(AIM): Restate the material word for word and leave out anything that is a picture.
┏━━
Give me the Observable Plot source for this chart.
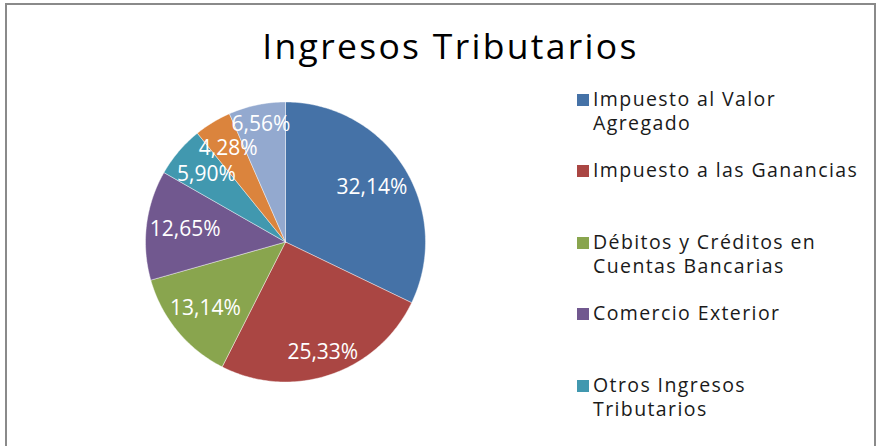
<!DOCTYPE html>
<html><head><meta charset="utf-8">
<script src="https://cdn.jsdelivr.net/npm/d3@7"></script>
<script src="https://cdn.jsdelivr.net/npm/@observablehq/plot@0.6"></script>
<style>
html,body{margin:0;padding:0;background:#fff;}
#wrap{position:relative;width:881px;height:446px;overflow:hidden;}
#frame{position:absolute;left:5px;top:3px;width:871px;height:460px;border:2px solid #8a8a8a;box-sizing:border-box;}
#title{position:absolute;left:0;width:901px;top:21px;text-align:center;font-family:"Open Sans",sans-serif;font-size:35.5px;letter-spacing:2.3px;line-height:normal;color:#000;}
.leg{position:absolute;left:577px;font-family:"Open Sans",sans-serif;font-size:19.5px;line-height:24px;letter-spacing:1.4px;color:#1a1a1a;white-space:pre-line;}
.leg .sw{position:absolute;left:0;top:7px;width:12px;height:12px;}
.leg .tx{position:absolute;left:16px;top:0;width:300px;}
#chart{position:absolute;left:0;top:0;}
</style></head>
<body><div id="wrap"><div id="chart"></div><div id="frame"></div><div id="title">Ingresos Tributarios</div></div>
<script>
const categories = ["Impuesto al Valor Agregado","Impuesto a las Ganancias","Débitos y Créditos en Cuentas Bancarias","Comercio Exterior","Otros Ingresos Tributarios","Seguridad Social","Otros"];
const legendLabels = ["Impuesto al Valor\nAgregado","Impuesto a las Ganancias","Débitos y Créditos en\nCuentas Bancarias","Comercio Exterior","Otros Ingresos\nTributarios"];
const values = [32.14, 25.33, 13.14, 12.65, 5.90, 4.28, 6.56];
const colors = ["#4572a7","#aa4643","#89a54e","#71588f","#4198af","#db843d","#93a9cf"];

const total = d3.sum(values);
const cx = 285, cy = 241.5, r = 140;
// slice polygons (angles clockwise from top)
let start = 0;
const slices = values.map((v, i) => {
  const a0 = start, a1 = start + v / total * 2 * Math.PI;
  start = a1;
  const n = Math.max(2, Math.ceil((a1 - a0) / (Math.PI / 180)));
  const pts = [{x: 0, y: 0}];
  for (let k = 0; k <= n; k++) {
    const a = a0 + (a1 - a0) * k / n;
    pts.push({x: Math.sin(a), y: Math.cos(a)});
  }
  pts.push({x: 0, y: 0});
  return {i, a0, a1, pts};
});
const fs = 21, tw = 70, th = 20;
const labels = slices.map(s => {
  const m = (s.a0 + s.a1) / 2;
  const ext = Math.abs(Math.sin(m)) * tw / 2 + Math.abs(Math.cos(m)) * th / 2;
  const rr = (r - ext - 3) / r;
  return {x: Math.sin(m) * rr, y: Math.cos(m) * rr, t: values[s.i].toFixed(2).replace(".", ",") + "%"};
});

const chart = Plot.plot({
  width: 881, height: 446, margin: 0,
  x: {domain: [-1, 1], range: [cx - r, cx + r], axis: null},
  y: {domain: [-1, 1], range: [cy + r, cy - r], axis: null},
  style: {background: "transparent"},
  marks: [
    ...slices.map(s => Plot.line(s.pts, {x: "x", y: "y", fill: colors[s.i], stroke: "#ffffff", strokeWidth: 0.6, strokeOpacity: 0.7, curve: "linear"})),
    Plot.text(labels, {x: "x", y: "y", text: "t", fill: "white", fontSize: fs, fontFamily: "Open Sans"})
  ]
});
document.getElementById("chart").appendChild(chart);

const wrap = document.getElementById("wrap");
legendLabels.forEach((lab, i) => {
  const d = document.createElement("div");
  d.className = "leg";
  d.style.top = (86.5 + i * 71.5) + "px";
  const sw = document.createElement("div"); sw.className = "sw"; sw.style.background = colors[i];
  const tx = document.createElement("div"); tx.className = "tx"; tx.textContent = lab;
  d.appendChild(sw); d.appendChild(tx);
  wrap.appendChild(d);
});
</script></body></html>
┗━━
(FINAL RESULT):
Give me the Observable Plot source for this chart.
<!DOCTYPE html>
<html><head><meta charset="utf-8">
<script src="https://cdn.jsdelivr.net/npm/d3@7"></script>
<script src="https://cdn.jsdelivr.net/npm/@observablehq/plot@0.6"></script>
<style>
html,body{margin:0;padding:0;background:#fff;}
#wrap{position:relative;width:881px;height:446px;overflow:hidden;}
#frame{position:absolute;left:5px;top:3px;width:871px;height:460px;border:2px solid #8a8a8a;box-sizing:border-box;}
#title{position:absolute;left:0;width:901px;top:21px;text-align:center;font-family:"Open Sans",sans-serif;font-size:35.5px;letter-spacing:2.3px;line-height:normal;color:#000;}
.leg{position:absolute;left:577px;font-family:"Open Sans",sans-serif;font-size:19.5px;line-height:24px;letter-spacing:1.4px;color:#1a1a1a;white-space:pre-line;}
.leg .sw{position:absolute;left:0;top:7px;width:12px;height:12px;}
.leg .tx{position:absolute;left:16px;top:0;width:300px;}
#chart{position:absolute;left:0;top:0;}
</style></head>
<body><div id="wrap"><div id="chart"></div><div id="frame"></div><div id="title">Ingresos Tributarios</div></div>
<script>
const categories = ["Impuesto al Valor Agregado","Impuesto a las Ganancias","Débitos y Créditos en Cuentas Bancarias","Comercio Exterior","Otros Ingresos Tributarios","Seguridad Social","Otros"];
const legendLabels = ["Impuesto al Valor\nAgregado","Impuesto a las Ganancias","Débitos y Créditos en\nCuentas Bancarias","Comercio Exterior","Otros Ingresos\nTributarios"];
const values = [32.14, 25.33, 13.14, 12.65, 5.90, 4.28, 6.56];
const colors = ["#4572a7","#aa4643","#89a54e","#71588f","#4198af","#db843d","#93a9cf"];

const total = d3.sum(values);
const cx = 285, cy = 241.5, r = 140;
// slice polygons (angles clockwise from top)
let start = 0;
const slices = values.map((v, i) => {
  const a0 = start, a1 = start + v / total * 2 * Math.PI;
  start = a1;
  const n = Math.max(2, Math.ceil((a1 - a0) / (Math.PI / 180)));
  const pts = [{x: 0, y: 0}];
  for (let k = 0; k <= n; k++) {
    const a = a0 + (a1 - a0) * k / n;
    pts.push({x: Math.sin(a), y: Math.cos(a)});
  }
  pts.push({x: 0, y: 0});
  return {i, a0, a1, pts};
});
const fs = 21, tw = 70, th = 20;
const labels = slices.map(s => {
  const m = (s.a0 + s.a1) / 2;
  const ext = Math.abs(Math.sin(m)) * tw / 2 + Math.abs(Math.cos(m)) * th / 2;
  const rr = (r - ext - 3) / r;
  return {x: Math.sin(m) * rr, y: Math.cos(m) * rr, t: values[s.i].toFixed(2).replace(".", ",") + "%"};
});

const chart = Plot.plot({
  width: 881, height: 446, margin: 0,
  x: {domain: [-1, 1], range: [cx - r, cx + r], axis: null},
  y: {domain: [-1, 1], range: [cy + r, cy - r], axis: null},
  style: {background: "transparent"},
  marks: [
    ...slices.map(s => Plot.line(s.pts, {x: "x", y: "y", fill: colors[s.i], stroke: "#ffffff", strokeWidth: 0.6, strokeOpacity: 0.7, curve: "linear"})),
    Plot.text(labels, {x: "x", y: "y", text: "t", fill: "white", fontSize: fs, fontFamily: "Open Sans"})
  ]
});
document.getElementById("chart").appendChild(chart);

const wrap = document.getElementById("wrap");
legendLabels.forEach((lab, i) => {
  const d = document.createElement("div");
  d.className = "leg";
  d.style.top = (86.5 + i * 71.5) + "px";
  const sw = document.createElement("div"); sw.className = "sw"; sw.style.background = colors[i];
  const tx = document.createElement("div"); tx.className = "tx"; tx.textContent = lab;
  d.appendChild(sw); d.appendChild(tx);
  wrap.appendChild(d);
});
</script></body></html>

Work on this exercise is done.